- #1
romakarol
- 13
- 2
Homework Statement
A parallel plate capacitor has a capacitance of 1.5µF with air between the plates. The capacitor is connected a 12V battery and charged. The battery is then removed. When a dielectric is placed between the plates, a potential difference of 5.0V is measured across the plates. What is the dielectric constant of the material?
Homework Equations
not sure on this, possible culprits are:
q=CV
where as far as I understand q is magnitutde of charge on each plate
c is capacitance
and v is voltage
k=E0/E
This is the only formula in our notes that doesn't involve plate area and distance between plates, which isn't given in the question. What E0 and E are isn't explained though which is causing me no end of confusion
Is it fair to say V=12 in this question and C=1.5(10^-6)?
3. The attempt at an answer
I tried googling the question and funilly enough it came up here before. The OP was equally clueless and the advice given was:
a dielectric will increase the capacitance but charge on the the plates will be same. Can you write an equation with this information and find the new capacitance?

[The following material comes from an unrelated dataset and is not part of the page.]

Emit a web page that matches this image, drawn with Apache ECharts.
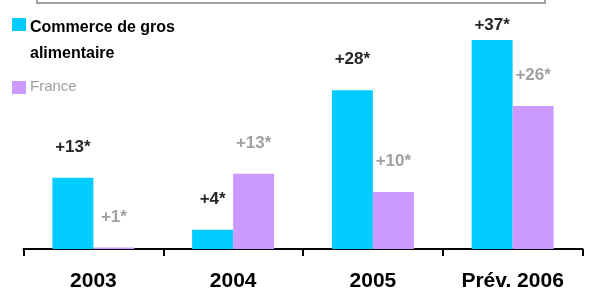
<!DOCTYPE html>
<html>
<head>
<meta charset="utf-8">
<script src="https://cdn.jsdelivr.net/npm/echarts@6/dist/echarts.min.js"></script>
<style>
  html, body { margin: 0; padding: 0; background: #fff; }
  #chart { width: 590px; height: 289px; }
</style>
</head>
<body>
<div id="chart"></div>
<script>
// données
const years = ["2003", "2004", "2005", "Prév. 2006"];
const grosValues = [12.6, 3.4, 28.1, 37];
const franceValues = [0.25, 13.3, 10.1, 25.3];
const grosLabels = ["+13*", "+4*", "+28*", "+37*"];
const franceLabels = ["+1*", "+13*", "+10*", "+26*"];

const font = 'Arial, "Liberation Sans", sans-serif';
const cyan = "#00ccff";
const violet = "#cc99ff";

const chart = echarts.init(document.getElementById("chart"));

const option = {
  animation: false,
  grid: { left: 23.5, right: 7.5, top: 23, bottom: 40, outerBoundsMode: "none", containLabel: false },
  xAxis: {
    type: "category",
    data: years,
    axisLine: { lineStyle: { color: "#000", width: 2 } },
    axisTick: { show: true, length: 7, lineStyle: { color: "#000", width: 2 } },
    axisLabel: {
      margin: 22,
      color: "#000",
      fontFamily: font,
      fontWeight: "bold",
      fontSize: 21,
    },
  },
  yAxis: {
    type: "value",
    min: 0,
    max: 40,
    show: false,
    splitLine: { show: false },
  },
  series: [
    {
      name: "Commerce de gros alimentaire",
      type: "bar",
      barWidth: 41,
      barGap: "0%",
      itemStyle: { color: cyan },
      label: {
        show: true,
        position: "top",
        distance: 22,
        color: "#262626",
        fontFamily: font,
        fontWeight: "bold",
        fontSize: 17,
        formatter: (p) => grosLabels[p.dataIndex],
      },
      // le dernier libellé est plus près de la barre
      data: grosValues.map((v, i) => (i === 3 ? { value: v, label: { distance: 6 } } : v)),
    },
    {
      name: "France",
      type: "bar",
      barWidth: 41,
      barGap: "0%",
      itemStyle: { color: violet },
      label: {
        show: true,
        position: "top",
        distance: 22,
        color: "#a0a0a0",
        fontFamily: font,
        fontWeight: "bold",
        fontSize: 17,
        formatter: (p) => franceLabels[p.dataIndex],
      },
      data: franceValues,
    },
  ],
  graphic: [
    // cadre coupé en haut
    {
      type: "rect",
      shape: { x: 37, y: -30, width: 508, height: 33 },
      style: { fill: "none", stroke: "#a0a0a0", lineWidth: 2 },
    },
    // légende
    { type: "rect", shape: { x: 12, y: 18, width: 14, height: 13 }, style: { fill: cyan } },
    {
      type: "text",
      left: 30,
      top: 15,
      style: {
        text: "Commerce de gros\nalimentaire",
        font: "bold 16px " + font,
        lineHeight: 26,
        fill: "#000",
      },
    },
    { type: "rect", shape: { x: 12, y: 81, width: 14, height: 13 }, style: { fill: violet } },
    {
      type: "text",
      left: 30,
      top: 79,
      style: { text: "France", font: "15px " + font, fill: "#a0a0a0" },
    },
  ],
};

chart.setOption(option);
</script>
</body>
</html>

Comparing the two capacitances, you can calculate the dielectric constant of the new capacitor.
It's late at night so can someone please just tell me what the E0/E formula means and what formulae are relevant to the question? I asked around but the question is "sorcery" to everyone I know. Is the formula I attached below relevant? It is dependant on both capacitance and dialectric constant which makes it seem relevant but it invovles variables not given in the question (distance and area).